CENTER TOWNSHIP, Pa. — A Butler County man is facing a number of felony charges after police say he admitted to firing shots at three cars outside his home.
It happened late Monday evening along Lakewood Drive in Center Township.
There were six people inside those cars. The youngest passenger was just 15 years old.
Channel 11 spoke to three of the six.
They said there were two incidents. The first happened when they pulled over to help a disabled vehicle while on their way to a friend’s house.
“We all pulled over, we all had our four-ways on,” Riley Fish said. “This dude came out on his front porch screaming at us.”
According to police, that was 57-year-old Bryan Presco.
“All of a sudden, I hear chick-chick. I know what that sound is,” Fish said. “I heard boom and then I heard boom, again.”
Fish says they got out of there and drove about a minute away to his cousin Luke Bowser’s house.
The plan was to wait a while, then drive back past the house so they could get the address for a police report before heading to dinner.
When they got there, they said Presco was still outside.
“I think I saw him standing up there and he had something in his hand,” Luke Bowser said.

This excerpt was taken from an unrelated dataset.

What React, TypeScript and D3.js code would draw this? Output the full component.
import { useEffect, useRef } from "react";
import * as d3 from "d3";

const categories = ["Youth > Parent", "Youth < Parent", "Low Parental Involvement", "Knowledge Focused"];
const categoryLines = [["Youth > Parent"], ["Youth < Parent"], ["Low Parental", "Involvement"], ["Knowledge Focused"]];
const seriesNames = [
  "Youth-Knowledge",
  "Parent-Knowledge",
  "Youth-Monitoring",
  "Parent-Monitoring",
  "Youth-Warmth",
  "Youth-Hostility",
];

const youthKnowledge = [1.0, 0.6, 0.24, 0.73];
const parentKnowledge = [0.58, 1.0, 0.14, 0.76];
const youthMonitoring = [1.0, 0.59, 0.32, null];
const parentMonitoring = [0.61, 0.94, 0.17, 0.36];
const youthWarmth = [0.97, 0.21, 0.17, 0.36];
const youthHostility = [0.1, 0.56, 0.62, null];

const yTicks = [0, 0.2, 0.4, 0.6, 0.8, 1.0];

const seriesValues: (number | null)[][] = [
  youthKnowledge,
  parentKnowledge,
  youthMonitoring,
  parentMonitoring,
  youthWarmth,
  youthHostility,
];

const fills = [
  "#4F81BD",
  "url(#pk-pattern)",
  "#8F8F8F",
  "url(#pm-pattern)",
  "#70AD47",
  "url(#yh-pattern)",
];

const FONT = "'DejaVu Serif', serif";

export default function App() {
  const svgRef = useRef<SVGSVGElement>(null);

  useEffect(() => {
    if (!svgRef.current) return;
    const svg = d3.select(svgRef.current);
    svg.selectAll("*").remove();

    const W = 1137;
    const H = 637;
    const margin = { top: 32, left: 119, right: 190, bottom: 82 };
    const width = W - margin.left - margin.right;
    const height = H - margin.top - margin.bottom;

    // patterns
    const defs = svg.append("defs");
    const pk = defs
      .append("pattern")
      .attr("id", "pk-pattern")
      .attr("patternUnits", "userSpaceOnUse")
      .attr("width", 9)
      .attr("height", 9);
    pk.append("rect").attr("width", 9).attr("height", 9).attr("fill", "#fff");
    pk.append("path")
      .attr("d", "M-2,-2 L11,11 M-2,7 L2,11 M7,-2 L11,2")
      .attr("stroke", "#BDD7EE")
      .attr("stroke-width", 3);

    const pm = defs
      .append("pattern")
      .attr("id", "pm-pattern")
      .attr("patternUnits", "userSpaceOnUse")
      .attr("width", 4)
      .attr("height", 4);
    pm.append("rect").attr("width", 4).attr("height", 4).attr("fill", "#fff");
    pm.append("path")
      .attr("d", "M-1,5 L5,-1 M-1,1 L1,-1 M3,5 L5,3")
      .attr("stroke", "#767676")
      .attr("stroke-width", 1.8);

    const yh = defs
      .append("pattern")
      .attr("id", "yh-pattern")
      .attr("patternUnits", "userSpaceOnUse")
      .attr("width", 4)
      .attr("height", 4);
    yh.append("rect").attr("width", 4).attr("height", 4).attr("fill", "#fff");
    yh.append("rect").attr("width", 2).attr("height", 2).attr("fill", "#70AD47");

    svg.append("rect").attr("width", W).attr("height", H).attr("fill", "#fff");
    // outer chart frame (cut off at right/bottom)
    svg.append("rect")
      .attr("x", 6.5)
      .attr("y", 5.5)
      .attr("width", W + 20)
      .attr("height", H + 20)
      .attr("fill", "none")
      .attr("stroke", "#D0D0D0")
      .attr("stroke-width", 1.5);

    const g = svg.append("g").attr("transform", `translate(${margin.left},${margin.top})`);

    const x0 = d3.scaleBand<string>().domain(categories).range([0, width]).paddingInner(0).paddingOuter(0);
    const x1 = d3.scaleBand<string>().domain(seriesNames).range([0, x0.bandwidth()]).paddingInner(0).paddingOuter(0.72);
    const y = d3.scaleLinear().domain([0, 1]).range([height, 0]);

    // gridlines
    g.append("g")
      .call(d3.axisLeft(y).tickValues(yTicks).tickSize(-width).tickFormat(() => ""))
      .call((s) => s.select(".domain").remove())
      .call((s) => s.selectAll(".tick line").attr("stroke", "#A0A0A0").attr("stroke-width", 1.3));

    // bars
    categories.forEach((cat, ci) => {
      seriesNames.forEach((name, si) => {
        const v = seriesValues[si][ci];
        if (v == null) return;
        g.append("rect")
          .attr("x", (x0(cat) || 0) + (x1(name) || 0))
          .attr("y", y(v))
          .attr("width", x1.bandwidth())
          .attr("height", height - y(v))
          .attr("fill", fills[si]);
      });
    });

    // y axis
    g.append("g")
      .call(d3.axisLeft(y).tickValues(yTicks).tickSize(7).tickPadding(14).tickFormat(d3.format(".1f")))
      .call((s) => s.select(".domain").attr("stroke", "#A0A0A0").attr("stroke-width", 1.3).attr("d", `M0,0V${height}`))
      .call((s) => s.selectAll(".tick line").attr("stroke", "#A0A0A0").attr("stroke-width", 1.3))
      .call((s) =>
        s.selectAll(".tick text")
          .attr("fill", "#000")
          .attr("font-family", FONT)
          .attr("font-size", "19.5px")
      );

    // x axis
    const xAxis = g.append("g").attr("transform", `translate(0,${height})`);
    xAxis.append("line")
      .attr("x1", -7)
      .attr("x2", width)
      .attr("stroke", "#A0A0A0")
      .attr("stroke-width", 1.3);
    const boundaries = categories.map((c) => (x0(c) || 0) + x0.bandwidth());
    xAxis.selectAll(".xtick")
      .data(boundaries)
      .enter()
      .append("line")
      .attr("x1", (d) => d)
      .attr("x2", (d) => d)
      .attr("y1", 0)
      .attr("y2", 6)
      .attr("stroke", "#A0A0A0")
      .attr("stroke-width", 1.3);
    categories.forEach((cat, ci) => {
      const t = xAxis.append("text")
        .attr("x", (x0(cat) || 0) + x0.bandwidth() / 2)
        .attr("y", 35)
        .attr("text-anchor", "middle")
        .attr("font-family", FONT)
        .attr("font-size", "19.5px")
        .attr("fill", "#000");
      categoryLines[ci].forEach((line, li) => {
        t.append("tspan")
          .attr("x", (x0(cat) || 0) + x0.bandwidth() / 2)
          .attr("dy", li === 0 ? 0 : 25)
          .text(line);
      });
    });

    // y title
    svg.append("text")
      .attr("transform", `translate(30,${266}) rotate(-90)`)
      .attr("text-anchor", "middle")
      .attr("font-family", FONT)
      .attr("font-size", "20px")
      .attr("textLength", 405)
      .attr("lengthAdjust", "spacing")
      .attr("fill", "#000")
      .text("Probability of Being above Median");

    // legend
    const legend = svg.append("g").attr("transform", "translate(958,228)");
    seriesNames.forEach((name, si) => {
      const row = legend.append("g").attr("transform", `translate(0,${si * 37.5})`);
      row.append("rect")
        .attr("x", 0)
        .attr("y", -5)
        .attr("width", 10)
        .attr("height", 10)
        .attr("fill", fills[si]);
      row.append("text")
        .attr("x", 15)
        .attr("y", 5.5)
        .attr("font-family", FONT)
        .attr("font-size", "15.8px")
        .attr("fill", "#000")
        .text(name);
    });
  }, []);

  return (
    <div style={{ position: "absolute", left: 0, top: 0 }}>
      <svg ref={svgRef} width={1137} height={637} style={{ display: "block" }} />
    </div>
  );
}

Then, they heard gunshots again. One of them was nearly hit.
“Slug went whoosh and he felt that by his head,” Bowser said of one of his friends.
A second shot made contact. It hit a car door. Max Spohn was driving.
“I hear a second shot ring out. Hits me right in the passenger door,” he said.
His burgundy Crown Victoria was hit in the front passenger door. He says a 15-year-old was sitting there but the bullet didn’t pass through the plastic door panel.
“If that door didn’t stop it, [he’d] probably be crippled right now,” Fish said.
So, why did this all happen?
According to a criminal complaint, Presco called 911 and told them he’d fired shots at three cars that had been “racing by” and doing “burnouts.”
State police say he used a shotgun and a pistol. Both were taken from his home by investigators.
Now, the friends, who deny the racing and burnout allegations, and Bowser’s mother, want justice for what they are calling “unprovoked violence.”
“I think somebody easily could’ve gotten killed. There was a shot in the passenger door and there was a passenger. I think more does not need to be said,” Heidi Bowser said.
At last check, court documents showed Presco was still in the Butler County Prison, unable to post $150,000 bond. He has a hearing set for January 6.